But no, there were so many more highlights to burn through, including the first-ever Down Under performance of "Drive All Night," transcendent as always. Those who predicted a third night in a small venue might be treated to full River performance weren't dead-on, but there were more songs from the album here than the previous two nights. Bruce introduced a balls-to-the-goofy-wall "I'm Goin' Down" with an odd little story about how he tends to get in fights at home that end with him being asked, "Who do you think you are?!"

The energy did not wane for even one second all night long, straight up. I can't remember the last time Bruce and the Band were in such high spirits from beginning to end. And the crowd was with them every step of the way; the pit even mirrored an eyes-closed Bruce raising his hands and then crossing them when he sang, "May I feel your arms around me / May I feel your blood mix with mine" during "The Rising." That was a first for me, as was the crowd continuing the "Badlands" chant from the mid-song breakdown, over the final verse, through the coda, and into a gorgeous "Land of Hope and Dreams."

"Backstreets" and "Seven Nights to Rock" were encore highlights, as was Bruce's mid-"Shout" E Street Band litany: "Do you have kangaroos in this part of Australia?
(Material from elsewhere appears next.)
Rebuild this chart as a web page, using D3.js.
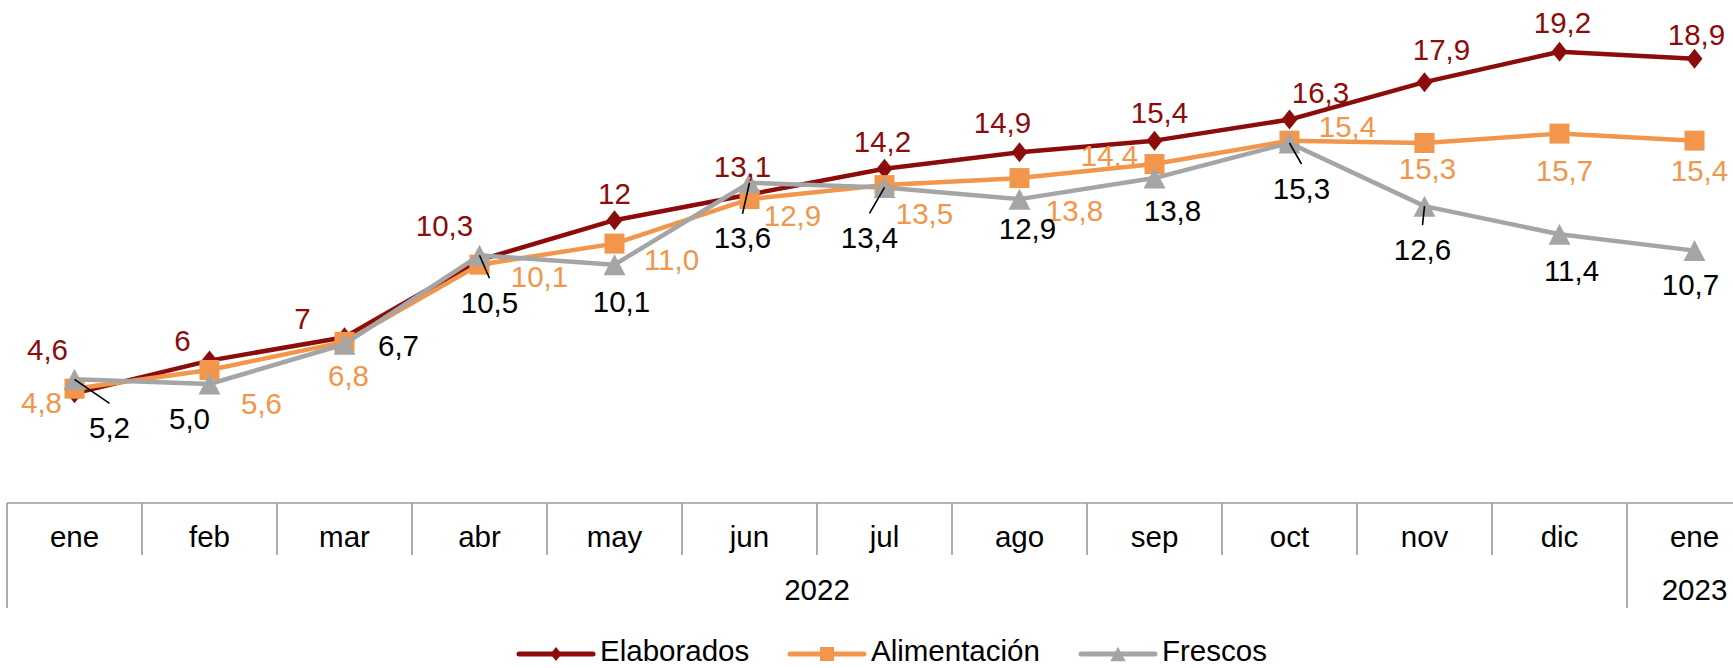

Good, then on your drive home, if you see a spare kangaroo, I want you to pull over by the side of the road, get out of your car, and tell them you've just seen…" — you know the rest.

When walking out of MetLife 3 this past year, many concurred that Bruce had very few other three-night stands that could compare. Yet in classic E Street fashion, his very next three-night stand — less than 10 shows later — every bit matched those now-legendary Jersey evenings. No records were broken for show length, but you know what they say about quality over quantity. As usual, right when diehards believe they've witnessed a culmination of sorts, Bruce just dials it up even further. Fifty-eight different songs over the first three shows of this Summer '17 Tour — that's more than most bands get to on an entire tour — and they looked like they could've kept going for hours more. Indeed, it seems like glory days will never pass this band by. In Bruce's own words: "We swore forever friends… that was the deal, right?" Cue the waterworks for the remainder of the encores (at least for me).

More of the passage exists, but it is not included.